「女モンスター物」とでも言うべきジャンルがある。
単なる女性の悪役(ヴィラン)や怪物とは異なる。
強いて規定するとしたら、「女であること」と切り離せない理由によって社会からはみ出し、性差を超えた怪物へと変貌を遂げた反社会的な存在ということになるか。
彼女たちの物語は、観る者に恐怖と同時に奇妙な共感や魅力を感じさせ、社会の歪みを鋭く映し出す鏡となる。
その見どころは、以下の3つの側面に集約される
すなわち、恐怖(Fear)(予測不能な行動、常軌を逸した暴力性・精神性)、魅力(Fascination)(絶望的な状況で見せる知性、強さ、カリスマ性)、おそろしさ(Dread)(彼女たちを「モンスター」へと変貌させた社会構造への根源的な恐怖)である
真っ先に思い浮かぶのは、あのシャーリーズ・セロンがアカデミー主演女優賞を受賞した「モンスター」(2003)である。
アメリカ初の女性連続殺人犯とされるアイリーン・ウォーノスの半生を描いた映画で、アイリーンは、幼少期からの虐待、路上での売春という過酷な人生を送る中で、初めて愛した女性セルビーとの生活を守るため、客の男たちを次々と殺害していく。
その暴力は衝動的で、当初は自己を守るためのものだったはずが、次第に内なる怒りと絶望に支配されてエスカレートしていく。
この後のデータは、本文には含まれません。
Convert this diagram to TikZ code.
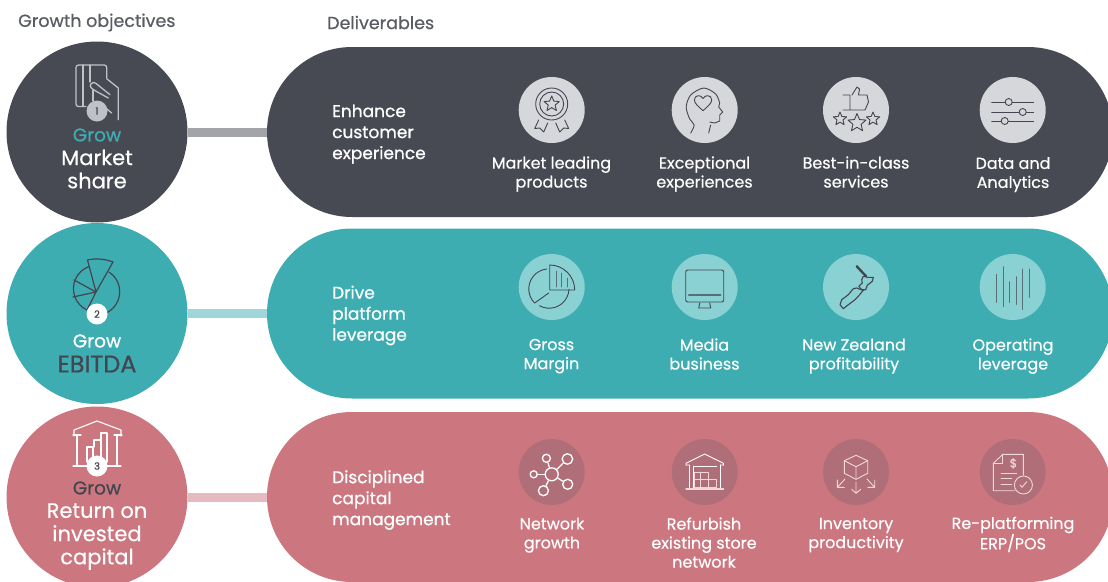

セロンが体重を増量し、特殊メイクで挑んだ鬼気迫る形相は、一度見たら忘れられないものだ。
絶望の淵にありながら、セルビーに見せる不器用な愛情や純粋さ。社会の最底辺で人間としての尊厳を渇望する姿は、観る者の胸を締め付ける。彼女は怪物であると同時に、愛を求める孤独な人間でもあるのだ。
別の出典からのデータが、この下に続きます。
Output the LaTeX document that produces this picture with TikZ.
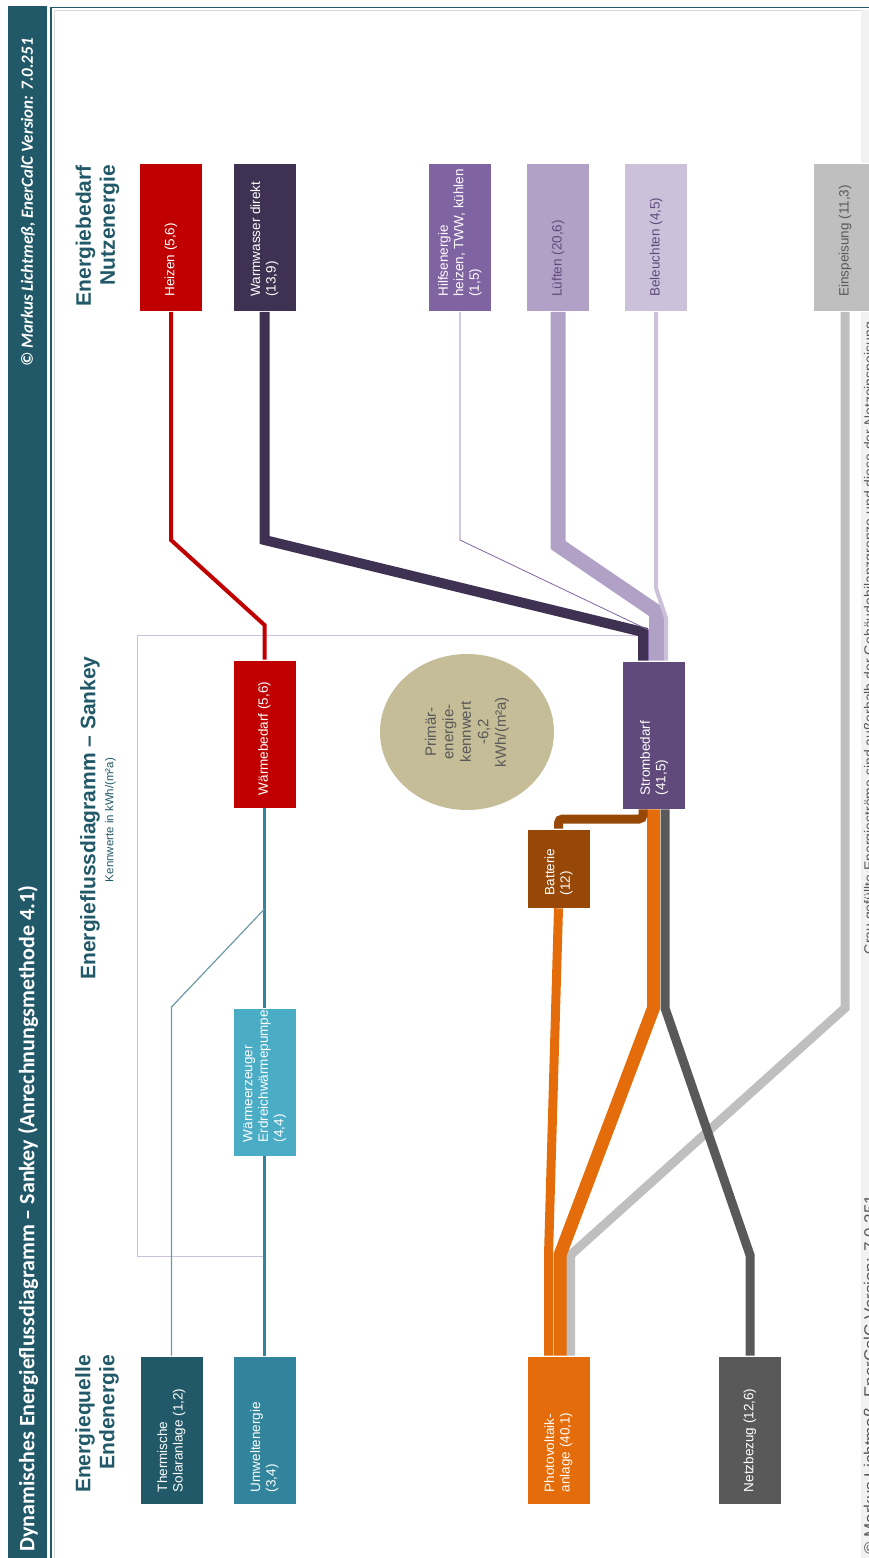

アイリーンという「モンスター」を生み出したのが、彼女を搾取し、人間として扱わなかった社会そのものだったように、「女モンスター」たちの物語は、女性が社会から受ける抑圧、期待、そして搾取に対する過激なアンチテーゼである。
彼女たちは、良き妻、良き母、従順な女性といった役割を拒絶し、破壊という形で自己を解放する。
その根底にある怒りや悲しみ、そして絶望的な状況を生き抜こうとする生命力に、私たちは目を奪われる。
「女モンスター物」とは、社会のタブーに触れ、人間の複雑な心理の深淵を覗き込む、スリリングで奥深いジャンルなのだ。